Book Review – The Girl On The Train by Paula Hawkins

First published, 2015

⭐ ⭐ ⭐ ⭐ ⭐

“It’s going to be a lovely weekend, that’s what they’re telling us. Beautiful sunshine, cloudless skies. In the old days we might have driven to Corly Wood with a picnic and the papers, spent all afternoon lying on a blanket in dappled sunlight, drinking wine. We might have barbecued out back with friends, or gone to the Rose and sat in the beer garden, faces flushing with sun and alcohol as the afternoon went on, weaving home, arm in arm, falling asleep on the sofa.
“Beautiful sunshine, cloudless skies, no one to play with, nothing to do.
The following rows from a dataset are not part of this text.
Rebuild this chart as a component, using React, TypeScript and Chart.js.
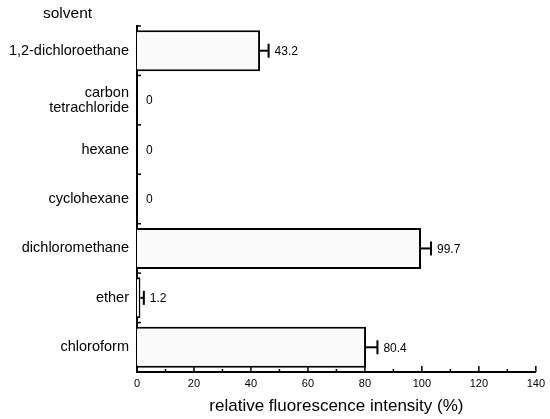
import React, { useEffect, useRef } from "react";
import { Chart, registerables } from "chart.js";

Chart.register(...registerables);

const solvents: (string | string[])[] = [
  "1,2-dichloroethane",
  ["carbon", "tetrachloride"],
  "hexane",
  "cyclohexane",
  "dichloromethane",
  "ether",
  "chloroform",
];
const intensity = [43.2, 0, 0, 0, 99.7, 1.2, 80.4];
const errorPlus = [3, 0, 0, 0, 3.5, 1.2, 4];
const valueLabels = ["43.2", "0", "0", "0", "99.7", "1.2", "80.4"];
const xMin = 0;
const xMax = 140;
const xStep = 20;
const xMinorStep = 10;
const yTitle = "solvent";
const xTitle = "relative fluorescence intensity (%)";

const FONT = "'Liberation Sans', Arial, Helvetica, sans-serif";
const INK = "#000000";

const decorPlugin = {
  id: "decor",
  afterDatasetsDraw(chart: any) {
    const ctx = chart.ctx as CanvasRenderingContext2D;
    const xs = chart.scales.x;
    const ys = chart.scales.y;
    const area = chart.chartArea;
    ctx.save();
    ctx.strokeStyle = INK;
    ctx.fillStyle = INK;

    // x ticks pointing inward (major + minor)
    ctx.lineWidth = 1.5;
    for (let v = xMin; v <= xMax; v += xMinorStep) {
      const px = xs.getPixelForValue(v);
      const len = v % xStep === 0 ? 6 : 3;
      ctx.beginPath();
      ctx.moveTo(px, area.bottom);
      ctx.lineTo(px, area.bottom - len);
      ctx.stroke();
    }

    // y boundary ticks
    const n = solvents.length;
    const band = (area.bottom - area.top) / n;
    for (let i = 0; i <= n; i++) {
      const py = area.top + band * i;
      ctx.beginPath();
      ctx.moveTo(area.left - 1, py);
      ctx.lineTo(area.left + 4, py);
      ctx.stroke();
    }

    // error whiskers and value labels
    ctx.font = `12px ${FONT}`;
    ctx.textBaseline = "middle";
    ctx.textAlign = "left";
    for (let i = 0; i < intensity.length; i++) {
      const v = intensity[i];
      const e = errorPlus[i];
      const py = ys.getPixelForValue(i);
      const x0 = xs.getPixelForValue(v);
      let labelX = xs.getPixelForValue(0) + 9;
      if (e > 0) {
        const x1 = xs.getPixelForValue(v + e);
        ctx.lineWidth = 2;
        ctx.beginPath();
        ctx.moveTo(x0, py);
        ctx.lineTo(x1, py);
        ctx.stroke();
        ctx.beginPath();
        ctx.moveTo(x1, py - 7);
        ctx.lineTo(x1, py + 7);
        ctx.stroke();
        labelX = x1 + 6;
      }
      ctx.fillText(valueLabels[i], labelX, py + 1);
    }

    // axis group title
    ctx.font = `15.5px ${FONT}`;
    ctx.textAlign = "left";
    ctx.textBaseline = "middle";
    ctx.fillText(yTitle, 43, 14);
    ctx.restore();
  },
};

export default function App() {
  const ref = useRef<HTMLCanvasElement | null>(null);

  useEffect(() => {
    if (!ref.current) return;
    const chart = new Chart(ref.current, {
      type: "bar",
      data: {
        labels: solvents as any,
        datasets: [
          {
            data: intensity,
            backgroundColor: "#fafafa",
            borderColor: INK,
            borderWidth: 2,
            borderSkipped: "start",
            barPercentage: 0.83,
            categoryPercentage: 1,
          },
        ],
      },
      options: {
        indexAxis: "y",
        responsive: false,
        animation: false,
        layout: { padding: { left: 0, right: 13, top: 26, bottom: 0 } },
        plugins: {
          legend: { display: false },
          tooltip: { enabled: false },
          title: { display: false },
        },
        scales: {
          x: {
            type: "linear",
            min: xMin,
            max: xMax,
            ticks: {
              stepSize: xStep,
              color: INK,
              font: { family: FONT, size: 11 },
              padding: 5,
            },
            grid: { display: false, drawTicks: false },
            border: { display: true, color: INK, width: 2 },
            title: {
              display: true,
              text: xTitle,
              color: INK,
              font: { family: FONT, size: 17 },
              padding: { top: 0, bottom: 2 },
            },
            afterFit(scale: any) {
              scale.height = 47;
            },
          },
          y: {
            type: "category",
            offset: true,
            ticks: {
              color: INK,
              font: { family: FONT, size: 14.5, lineHeight: 1.05 },
              padding: 8,
              autoSkip: false,
            },
            grid: { display: false, drawTicks: false },
            border: { display: true, color: INK, width: 2 },
            afterFit(scale: any) {
              scale.width = 137;
            },
          },
        },
      },
      plugins: [decorPlugin],
    });
    return () => chart.destroy();
  }, []);

  return (
    <div style={{ position: "absolute", left: 0, top: 0, width: 550, height: 419, background: "#fff" }}>
      <canvas ref={ref} width={550} height={419} style={{ display: "block" }} />
    </div>
  );
}
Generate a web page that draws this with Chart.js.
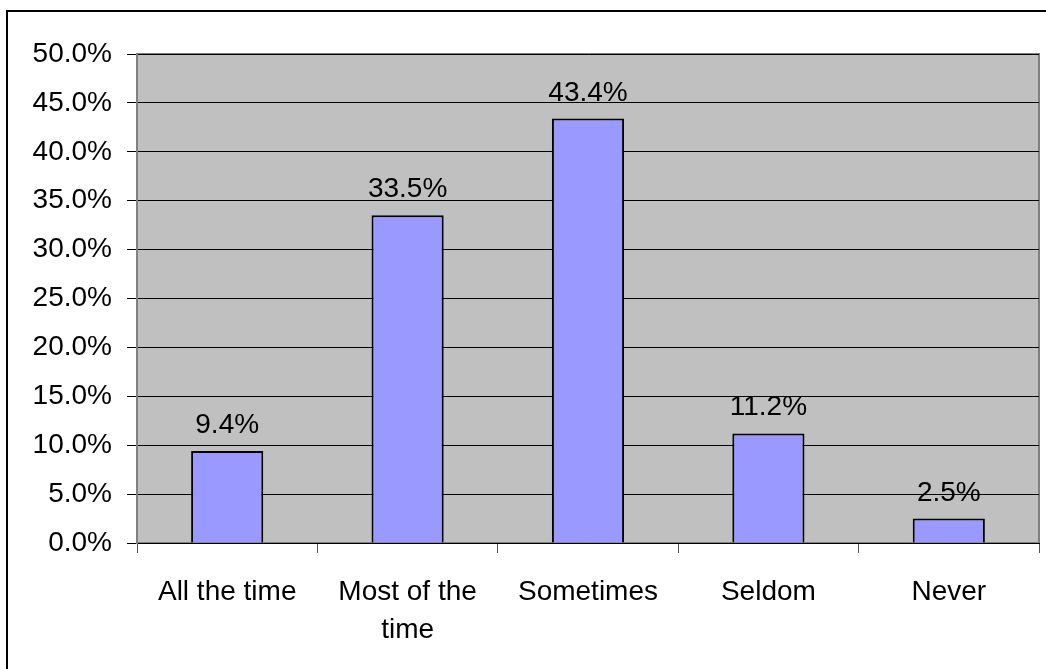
<!DOCTYPE html>
<html>
<head>
<meta charset="utf-8">
<script src="https://cdn.jsdelivr.net/npm/chart.js"></script>
<style>
  html, body { margin: 0; padding: 0; background: #fff; }
  canvas { display: block; }
</style>
</head>
<body>
<canvas id="chart" width="1046" height="669"></canvas>
<script>
// frequency answers, share of respondents in percent
const categories = ['All the time', ['Most of the', 'time'], 'Sometimes', 'Seldom', 'Never'];
const shares = [9.4, 33.5, 43.4, 11.2, 2.5];
const yTicks = [0, 5, 10, 15, 20, 25, 30, 35, 40, 45, 50];

const FONT = '"Liberation Sans", Arial, sans-serif';

// grey plot area plus the frame around the whole chart
const frame = {
  id: 'frame',
  beforeDraw(chart) {
    const { ctx, chartArea: a } = chart;
    ctx.save();
    ctx.fillStyle = '#fff';
    ctx.fillRect(0, 0, chart.width, chart.height);
    ctx.strokeStyle = '#000';
    ctx.lineWidth = 2;
    ctx.strokeRect(7, 11, 2000, 2000);
    ctx.fillStyle = '#c0c0c0';
    ctx.fillRect(a.left, a.top, a.right - a.left, a.bottom - a.top);
    ctx.strokeStyle = '#808080';
    ctx.lineWidth = 2;
    ctx.strokeRect(a.left, a.top, a.right - a.left, a.bottom - a.top);
    ctx.restore();
  }
};

// value printed above each bar
const barLabels = {
  id: 'barLabels',
  afterDatasetsDraw(chart) {
    const { ctx } = chart;
    const meta = chart.getDatasetMeta(0);
    ctx.save();
    ctx.font = '28px ' + FONT;
    ctx.fillStyle = '#000';
    ctx.textAlign = 'center';
    ctx.textBaseline = 'alphabetic';
    meta.data.forEach((bar, i) => {
      ctx.fillText(shares[i].toFixed(1) + '%', bar.x, bar.y - 18);
    });
    ctx.restore();
  }
};

new Chart(document.getElementById('chart'), {
  type: 'bar',
  data: {
    labels: categories,
    datasets: [{
      data: shares,
      backgroundColor: '#9999ff',
      borderColor: '#000',
      borderWidth: 2,
      barPercentage: 0.4,
      categoryPercentage: 1.0
    }]
  },
  options: {
    responsive: false,
    animation: false,
    devicePixelRatio: 1,
    layout: { padding: { top: 54, right: 7, left: 0, bottom: 0 } },
    plugins: {
      legend: { display: false },
      tooltip: { enabled: false }
    },
    scales: {
      x: {
        afterFit(scale) { scale.height = 126; },
        grid: {
          offset: true,
          drawOnChartArea: false,
          drawTicks: true,
          tickLength: 10,
          tickColor: '#555'
        },
        border: { color: '#000', width: 1 },
        ticks: {
          color: '#000',
          padding: 20,
          font: { family: FONT, size: 28, lineHeight: 1.36 },
          maxRotation: 0,
          autoSkip: false
        }
      },
      y: {
        min: 0,
        max: 50,
        afterFit(scale) { scale.width = 137; },
        afterBuildTicks(scale) { scale.ticks = yTicks.map(v => ({ value: v })); },
        grid: {
          color: '#000',
          lineWidth: 1,
          drawTicks: true,
          tickLength: 10,
          tickColor: '#000'
        },
        border: { color: '#808080', width: 2 },
        ticks: {
          color: '#000',
          padding: 15,
          font: { family: FONT, size: 28 },
          callback: v => v.toFixed(1) + '%'
        }
      }
    }
  },
  plugins: [frame, barLabels]
});
</script>
</body>
</html>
Living like this, the way I’m living at the moment, is harder in the summer when there is so much daylight, so little cover of darkness, when everyone is out and about, being flagrantly, aggressively happy.”
p17, Rachel, The Girl On The Train by Paula Hawkins

An utterly addictive read, The Girl On The Train tells, in journal form, the story of three women.

Rachel: the alcoholic ex-wife of Tom. Rachel has been secretly unemployed, mostly drunk to the point of blacking out and drunk-dialling her former husband, for some time. Yet, she still takes the commuter train into the City every day just for a glimpse of her old house, her old life, the woman who took her place – the new Mrs. Watson, and the golden couple a few doors down. But with the world seen through blurry eyes, can Rachel really trust herself?

Anna: the new Mrs. Watson. Married to Tom and sick to death of Rachel’s whining and late night calls, Anna has everything she ever wanted in the form of the handsome husband she rescued from a miserable marriage, the perfect baby girl and a huge house in a nice area. It’s a mite close to the trains and she’s fed up with the sounds of the rails on the tracks, and she had hoped that Rachel would just shuffle off with the implosion of her marriage but, other than that, everything is as it should be. But having snagged her husband through adultery, can she ever really trust him?

Megan: the golden wife from a few doors down. Her life is far more messy than Rachel can see from a passing train but her husband loves her, other men desire her, and everything on the surface is okay. But when Megan goes missing, who will discover the truth about where, and indeed who, she is?

An incredible story, with incisive dialogue, clever characters and an epic conclusion. I showed the film with Emily Blunt a couple of years ago at Movie Night at the Legion.

Emily Blunt in The Girl On The Train (2016)

It was the Monday the film came out on DVD, I hadn’t seen it at the cinema; I’d just seen the trailers and thought it looked awesome. I remember being shocked enough by the ending (when I watched it through in the afternoon to find a suitable interval point) that I warned my Movie Nighters before I pressed ‘play’ for the second half. I thought they might want to look away. They didn’t. They loved it.

I expected squeamishness and small-scale writhing.

One woman clapped.

I was surprised and never looked at her the same way again, but the book is exquisite. The ending of the novel has more of a run-up, I suppose, so it doesn’t seem quite so shocking as it is on screen. A great story, really well-told.